- conforms_to::[[Gloss Form Contract]]
- authored_by::[[Deep Context Community]]
- has_lifecycle::[[Seed Stage]]
- has_curation::[[Working Draft]]
- in_practice_domain::[[Deep Context Architecture]]
Crescent
The distinction one predicate holds against an adjacent predicate — the non-overlapping arc when the two are pictured as overlapping circles in a Venn diagram. The term names both the geometric shape and the section in a Predicate node (## Crescent) whose job is to carry that distinction as prose.

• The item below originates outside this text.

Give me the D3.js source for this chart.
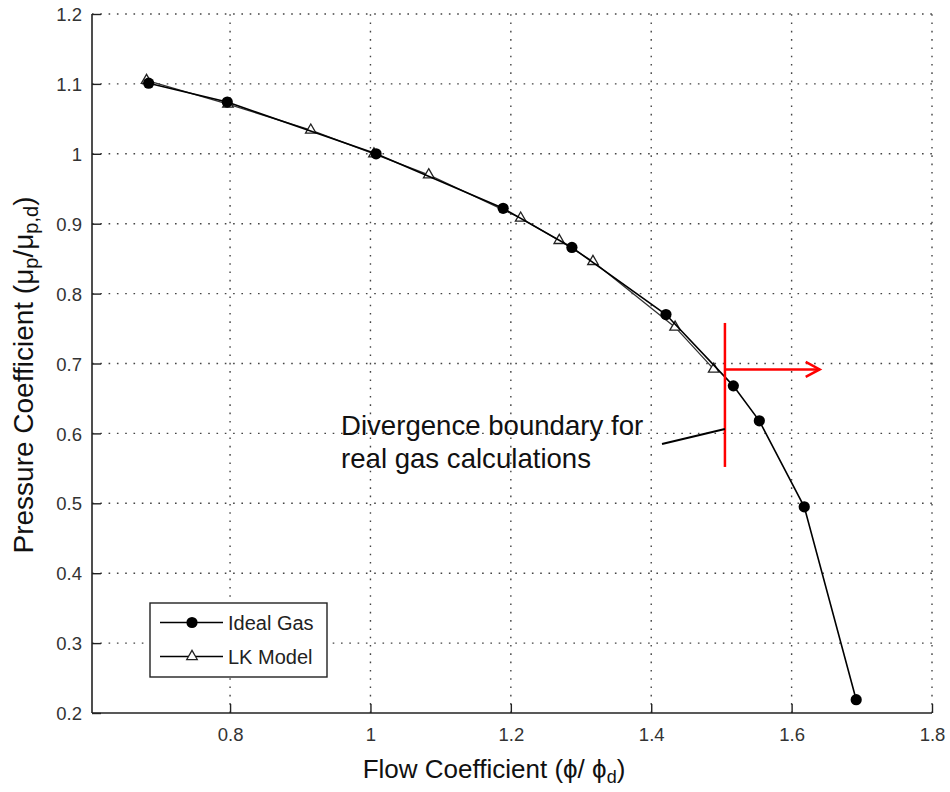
<!DOCTYPE html>
<html>
<head>
<meta charset="utf-8">
<script src="https://cdn.jsdelivr.net/npm/d3@7"></script>
<style>
  body { margin: 0; background: #fff; }
  svg { font-family: "Liberation Sans", Arial, sans-serif; }
</style>
</head>
<body>
<div id="chart"></div>
<script>
// data
var idealX = [0.684, 0.796, 1.008, 1.189, 1.287, 1.421, 1.517, 1.554, 1.618, 1.692];
var idealY = [1.101, 1.074, 1.000, 0.922, 0.866, 0.770, 0.668, 0.618, 0.495, 0.219];
var lkX = [0.681, 0.797, 0.915, 1.005, 1.083, 1.214, 1.269, 1.317, 1.434, 1.489];
var lkY = [1.105, 1.071, 1.034, 1.000, 0.970, 0.908, 0.876, 0.846, 0.752, 0.692];
var xTicks = [0.8, 1, 1.2, 1.4, 1.6, 1.8];
var yTicks = [0.2, 0.3, 0.4, 0.5, 0.6, 0.7, 0.8, 0.9, 1, 1.1, 1.2];
var boundaryX = 1.505, boundaryY = [0.552, 0.758];
var arrowY = 0.6915, arrowEnd = 1.64;

var width = 950, height = 792;
var m = {left: 92, right: 932, top: 14, bottom: 713};

var x = d3.scaleLinear().domain([0.6033, 1.8]).range([m.left, m.right]);
var y = d3.scaleLinear().domain([0.2, 1.2]).range([m.bottom, m.top]);

var svg = d3.select('#chart').append('svg')
  .attr('width', width).attr('height', height);

// dotted grid
var grid = svg.append('g')
  .attr('stroke', '#444')
  .attr('stroke-width', 1.4)
  .attr('stroke-dasharray', '1.6,6.7');
grid.selectAll('.gx').data(xTicks).enter().append('line')
  .attr('x1', d => x(d)).attr('x2', d => x(d))
  .attr('y1', m.bottom).attr('y2', m.top);
grid.selectAll('.gy').data(yTicks.slice(1)).enter().append('line')
  .attr('y1', d => y(d)).attr('y2', d => y(d))
  .attr('x1', m.left).attr('x2', m.right);

// axes
var fmt = d3.format('~g');
var xAxis = svg.append('g')
  .attr('transform', `translate(0,${m.bottom})`)
  .call(d3.axisBottom(x).tickValues(xTicks).tickSizeInner(-9).tickSizeOuter(0).tickPadding(10).tickFormat(fmt));
var yAxis = svg.append('g')
  .attr('transform', `translate(${m.left},0)`)
  .call(d3.axisLeft(y).tickValues(yTicks).tickSizeInner(-9).tickSizeOuter(0).tickPadding(10).tickFormat(fmt));
[xAxis, yAxis].forEach(a => {
  a.select('.domain').attr('stroke', '#222').attr('stroke-width', 1.6);
  a.selectAll('.tick line').attr('stroke', '#222').attr('stroke-width', 1.4);
  a.selectAll('.tick text').attr('fill', '#333').style('font-size', '18.5px');
});
xAxis.selectAll('.tick text').attr('dy', '0.95em');
yAxis.selectAll('.tick text').attr('dy', '0.36em');
xAxis.select('.domain').attr('d', `M${m.left},0H${m.right}`);
yAxis.select('.domain').attr('d', `M0,${m.bottom}V${m.top}`);

// series
var ideal = idealX.map((v, i) => [v, idealY[i]]);
var lk = lkX.map((v, i) => [v, lkY[i]]);
var line = d3.line().x(d => x(d[0])).y(d => y(d[1]));
var tri = d3.symbol().type(d3.symbolTriangle).size(48);

svg.append('path').datum(lk)
  .attr('fill', 'none').attr('stroke', '#333').attr('stroke-width', 1.3)
  .attr('d', line);
svg.append('g').selectAll('path').data(lk).enter().append('path')
  .attr('d', tri)
  .attr('transform', d => `translate(${x(d[0])},${y(d[1])})`)
  .attr('fill', '#fff').attr('stroke', '#222').attr('stroke-width', 1.3);

svg.append('path').datum(ideal)
  .attr('fill', 'none').attr('stroke', '#000').attr('stroke-width', 1.6)
  .attr('d', line);
svg.append('g').selectAll('circle').data(ideal).enter().append('circle')
  .attr('cx', d => x(d[0])).attr('cy', d => y(d[1]))
  .attr('r', 5.6).attr('fill', '#000');

// legend
var lg = svg.append('g');
lg.append('rect')
  .attr('x', 150).attr('y', 603).attr('width', 177).attr('height', 74)
  .attr('fill', '#fff').attr('stroke', '#222').attr('stroke-width', 1.4);
var entries = [{name: 'Ideal Gas', sym: 'circle', yy: 622.5}, {name: 'LK Model', sym: 'tri', yy: 656.5}];
entries.forEach(e => {
  lg.append('line').attr('x1', 160).attr('x2', 223).attr('y1', e.yy).attr('y2', e.yy)
    .attr('stroke', '#000').attr('stroke-width', 1.4);
  if (e.sym === 'circle') {
    lg.append('circle').attr('cx', 192).attr('cy', e.yy).attr('r', 5.6).attr('fill', '#000');
  } else {
    lg.append('path').attr('d', tri).attr('transform', `translate(192,${e.yy})`)
      .attr('fill', '#fff').attr('stroke', '#222').attr('stroke-width', 1.3);
  }
  lg.append('text').attr('x', 228).attr('y', e.yy).attr('dy', '0.36em')
    .style('font-size', '20px').attr('fill', '#222').text(e.name);
});

// annotation
svg.append('line')
  .attr('x1', x(boundaryX)).attr('x2', x(boundaryX))
  .attr('y1', y(boundaryY[0])).attr('y2', y(boundaryY[1]))
  .attr('stroke', '#f00').attr('stroke-width', 2.5);
svg.append('line')
  .attr('x1', x(boundaryX)).attr('x2', x(arrowEnd))
  .attr('y1', y(arrowY)).attr('y2', y(arrowY))
  .attr('stroke', '#f00').attr('stroke-width', 2.5);
svg.append('path')
  .attr('d', `M${x(arrowEnd) - 14},${y(arrowY) - 7.5}L${x(arrowEnd)},${y(arrowY)}L${x(arrowEnd) - 14},${y(arrowY) + 7.5}`)
  .attr('fill', 'none').attr('stroke', '#f00').attr('stroke-width', 2.5);
svg.append('line')
  .attr('x1', 662).attr('y1', 444).attr('x2', x(boundaryX)).attr('y2', 429)
  .attr('stroke', '#000').attr('stroke-width', 2);
var note = svg.append('text').style('font-size', '27.6px').attr('fill', '#111');
note.append('tspan').attr('x', 341).attr('y', 435).text('Divergence boundary for');
note.append('tspan').attr('x', 341).attr('y', 468).text('real gas calculations');

// axis titles
var xt = svg.append('text').attr('x', 494).attr('y', 778)
  .attr('text-anchor', 'middle').style('font-size', '26px').attr('fill', '#111');
xt.append('tspan').text('Flow Coefficient (ϕ/ ϕ');
xt.append('tspan').attr('baseline-shift', '-25%').style('font-size', '18px').text('d');
xt.append('tspan').text(')');

var yt = svg.append('text')
  .attr('transform', 'translate(33,375) rotate(-90)')
  .attr('text-anchor', 'middle').style('font-size', '28px').attr('fill', '#111');
yt.append('tspan').text('Pressure Coefficient (μ');
yt.append('tspan').attr('baseline-shift', '-25%').style('font-size', '20px').text('p');
yt.append('tspan').text('/μ');
yt.append('tspan').attr('baseline-shift', '-25%').style('font-size', '20px').text('p,d');
yt.append('tspan').text(')');
</script>
</body>
</html>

Two overlapping circles produce three regions: the intersection, which is what the predicates share, and the two crescent-shaped arcs outside the intersection, which are what each predicate holds that the other does not. A ## Crescent section on a Predicate node carries the content of exactly one of those arcs — this predicate's non-overlapping territory against one specific neighbor. A predicate with multiple adjacent neighbors has multiple crescents, each against a different circle, each with its own shape.
The asymmetry is geometric, not just an authoring convenience. The crescent of A against B and the crescent of B against A are different regions of the page — different shapes, different sizes — because they sit on opposite sides of the intersection. A Crescent section on Predicate A names what A holds that B does not; the mirror section on Predicate B names what B holds that A does not; neither is the inverse of the other. Two independent accounts together are the full pairing.

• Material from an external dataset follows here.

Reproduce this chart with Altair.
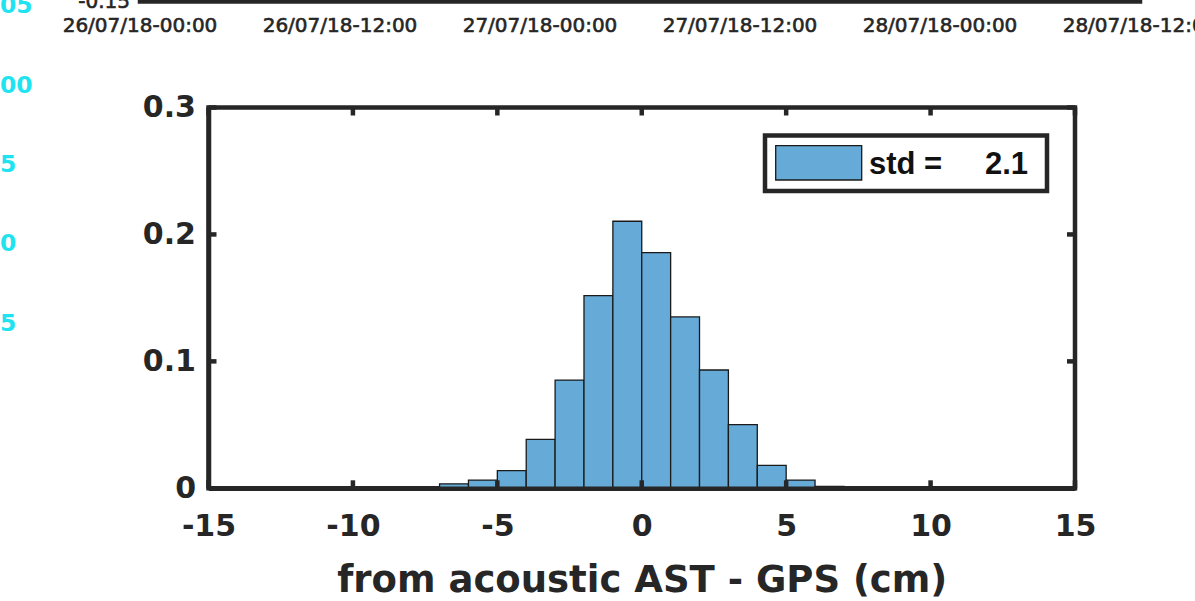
import altair as alt
import pandas as pd

# ---------------- data ----------------
bin_start = [-7, -6, -5, -4, -3, -2, -1, 0, 1, 2, 3, 4, 5, 6]
bin_end = [-6, -5, -4, -3, -2, -1, 0, 1, 2, 3, 4, 5, 6, 7]
probability = [0.0035, 0.0065, 0.0139, 0.0386, 0.0853, 0.1518, 0.2104,
               0.1857, 0.1350, 0.0932, 0.0501, 0.0181, 0.0065, 0.0015]

x_ticks = [-15, -10, -5, 0, 5, 10, 15]
y_ticks = [0, 0.1, 0.2, 0.3]
x_title = "from acoustic AST - GPS (cm)"
legend_texts = ["std =", "2.1"]

date_values = ["2018-07-26T00:00:00Z", "2018-07-26T12:00:00Z", "2018-07-27T00:00:00Z",
               "2018-07-27T12:00:00Z", "2018-07-28T00:00:00Z", "2018-07-28T12:00:00Z"]
date_labels = ["26/07/18-00:00", "26/07/18-12:00", "27/07/18-00:00",
               "27/07/18-12:00", "28/07/18-00:00", "28/07/18-12:00"]
upper_y_label = ["-0.15"]
cyan_labels = ["05", "00", "5", "0", "5"]

# ---------------- layout ----------------
PAD_L, PAD_T = 208.5, 107.5
W, H = 866.5, 380.8
PAD_R, PAD_B = 1195 - PAD_L - W, 601 - PAD_T - H
DARK = "#262626"
BAR = "#66AAD7"
LW = 4.5
TL = 8

xs = alt.Scale(domain=[-15, 15], nice=False, zero=False)
ys = alt.Scale(domain=[0, 0.3], nice=False, zero=False)

axis_common = dict(labelFont="DejaVu Sans", labelFontSize=30, labelFontWeight="bold",
                   labelColor=DARK, domainColor=DARK, domainWidth=LW, ticks=False,
                   grid=False, labelOverlap=False, labelFlush=False,
                   labelExpr="'' + datum.value", zindex=1)
X_AXIS = alt.Axis(values=x_ticks, title=x_title, labelPadding=23,
                  titleY=102.7, titleBaseline="alphabetic",
                  titleFont="DejaVu Sans", titleFontSize=37, titleFontWeight="bold",
                  titleColor=DARK, **axis_common)
Y_AXIS = alt.Axis(values=y_ticks, title=None, labelPadding=13, **axis_common)

hist_df = pd.DataFrame({"start": bin_start, "end": bin_end, "p": probability})

bars = alt.Chart(hist_df).mark_rect(fill=BAR, stroke="#1a1a1a", strokeWidth=1.3).encode(
    x=alt.X("start:Q", scale=xs, axis=X_AXIS),
    x2="end:Q",
    y=alt.Y("p:Q", scale=ys, axis=Y_AXIS),
    y2=alt.datum(0),
)

xt_df = pd.DataFrame({"v": x_ticks})
yt_df = pd.DataFrame({"v": y_ticks})
tick_style = dict(color=DARK, strokeWidth=LW)

ticks_bottom = alt.Chart(xt_df).mark_rule(**tick_style).encode(
    x=alt.X("v:Q", scale=xs, axis=X_AXIS), y=alt.value(H), y2=alt.value(H - TL))
ticks_top = alt.Chart(xt_df).mark_rule(**tick_style).encode(
    x=alt.X("v:Q", scale=xs, axis=X_AXIS), y=alt.value(0), y2=alt.value(TL))
ticks_left = alt.Chart(yt_df).mark_rule(**tick_style).encode(
    y=alt.Y("v:Q", scale=ys, axis=Y_AXIS), x=alt.value(0), x2=alt.value(TL))
ticks_right = alt.Chart(yt_df).mark_rule(**tick_style).encode(
    y=alt.Y("v:Q", scale=ys, axis=Y_AXIS), x=alt.value(W - TL), x2=alt.value(W))

# legend (drawn box, swatch and text)
lg_x0, lg_x1 = 765 - PAD_L, 1047 - PAD_L
lg_y0, lg_y1 = 135.5 - PAD_T, 191 - PAD_T
legend_df = pd.DataFrame({"k": [0]})
legend_box = alt.Chart(legend_df).mark_rect(fill="white", stroke=DARK, strokeWidth=LW).encode(
    x=alt.value(lg_x0), x2=alt.value(lg_x1), y=alt.value(lg_y0), y2=alt.value(lg_y1))
legend_swatch = alt.Chart(legend_df).mark_rect(fill=BAR, stroke="#1a1a1a", strokeWidth=1.3).encode(
    x=alt.value(775.7 - PAD_L), x2=alt.value(861.7 - PAD_L),
    y=alt.value(145.7 - PAD_T), y2=alt.value(180 - PAD_T))
lt_style = dict(font="Liberation Sans", fontSize=31, fontWeight="bold", color="#111111",
                baseline="alphabetic")
legend_t1 = alt.Chart(pd.DataFrame({"t": [legend_texts[0]]})).mark_text(align="left", **lt_style).encode(
    x=alt.value(869 - PAD_L), y=alt.value(173.5 - PAD_T), text="t:N")
legend_t2 = alt.Chart(pd.DataFrame({"t": [legend_texts[1]]})).mark_text(align="right", **lt_style).encode(
    x=alt.value(1028 - PAD_L), y=alt.value(173.5 - PAD_T), text="t:N")

hist = alt.layer(bars, ticks_bottom, ticks_top, ticks_left, ticks_right,
                 legend_box, legend_swatch, legend_t1, legend_t2)

# ---------------- upper (cropped) panel remnants ----------------
date_scale = alt.Scale(type="utc",
                       domain=[alt.DateTime(year=2018, month=7, date=26, hours=0, utc=True),
                               alt.DateTime(year=2018, month=7, date=28, hours=12, utc=True)],
                       range=[140 - PAD_L, 1140 - PAD_L])
small_style = dict(font="DejaVu Sans", fontSize=20, color=DARK, stroke=DARK, strokeWidth=0.6,
                   baseline="alphabetic")
dates_df = pd.DataFrame({"t": date_values, "label": date_labels})
date_text = alt.Chart(dates_df).mark_text(align="center", **small_style).encode(
    x=alt.X("t:T", scale=date_scale, axis=None), y=alt.value(32 - PAD_T), text="label:N")
line_df = pd.DataFrame({"s": [date_values[0]], "e": [date_values[-1]]})
date_line = alt.Chart(line_df).mark_rule(color=DARK, strokeWidth=LW, strokeCap="square").encode(
    x=alt.X("s:T", scale=date_scale, axis=None), x2="e:T", y=alt.value(1.5 - PAD_T))
up_lab = alt.Chart(pd.DataFrame({"t": upper_y_label})).mark_text(align="right", **small_style).encode(
    x=alt.value(130 - PAD_L), y=alt.value(8 - PAD_T), text="t:N")

cyan_y = [13, 92.5, 171.5, 251, 330.5]
cyan_df = pd.DataFrame({"t": cyan_labels, "yy": [v - PAD_T for v in cyan_y]})
cyan_text = alt.Chart(cyan_df).mark_text(
    font="DejaVu Sans", fontSize=23.5, fontWeight="bold", color="#1FE3F0",
    baseline="alphabetic", align="left").encode(
    x=alt.value(0 - PAD_L), y=alt.value(0), yOffset=alt.YOffset("yy:Q", scale=None),
    text="t:N")

upper = alt.layer(date_line, date_text, up_lab, cyan_text)

chart = alt.layer(hist, upper).resolve_scale(x="independent").properties(
    width=W, height=H,
    autosize=alt.AutoSizeParams(type="none"),
    padding={"left": PAD_L, "top": PAD_T, "right": PAD_R, "bottom": PAD_B},
    background="white",
).configure_view(
    stroke=DARK, strokeWidth=LW
)

chart.save("out.html", embed_options={"renderer": "svg", "actions": False})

The metaphor presupposes adjacency. Crescents exist only where circles overlap; between two disjoint predicates there is no intersection and therefore no crescent. This is why the Predicate Form Contract requires ## Crescent subsections only against predicates declared as near-neighbors via contrasts_with::, not against every predicate in the vocabulary. Adjacency is load-bearing for the form; crescents are how the adjacency's distinctions get recorded. Leaving an adjacent predicate's crescent undocumented is a silent invitation to merge the two under later convergence pressure, because nothing in the graph records what the merge would destroy.
Relations
-
informs_downstream::[[Predicate Form Contract]]
- The Contract's
## CrescentRequirement uses this term. The Venn-non-overlap metaphor is what gives the section its shape — per-neighbor H3 subsections, asymmetric content across adjacent nodes, scoped to predicates with declared adjacency.
- The Contract's
-
informs_downstream::[[Document Predicate Crescents Against Adjacent Predicates]]
- The Decision that grounds the Crescent Requirement. The metaphor is the reason the Requirement takes the shape it does — per-neighbor rather than global paragraph, asymmetric rather than mirrored.
-
grounded_in::[[Vocabulary Diversity Is a Feature]]
- The Conviction that makes the distinction-preservation work load-bearing. The Crescent metaphor is how the project pictures what convergence pressure destroys: the non-overlap arc is the distinction, and merging adjacent predicates flattens the crescent into the intersection.
-
contrasts_with::Named Edge
- A Named Edge is a typed relation between two nodes; a Crescent is the distinction one predicate holds against another. Named Edges are the graph's connections; Crescents are the authorial accounts of what those connections keep separate.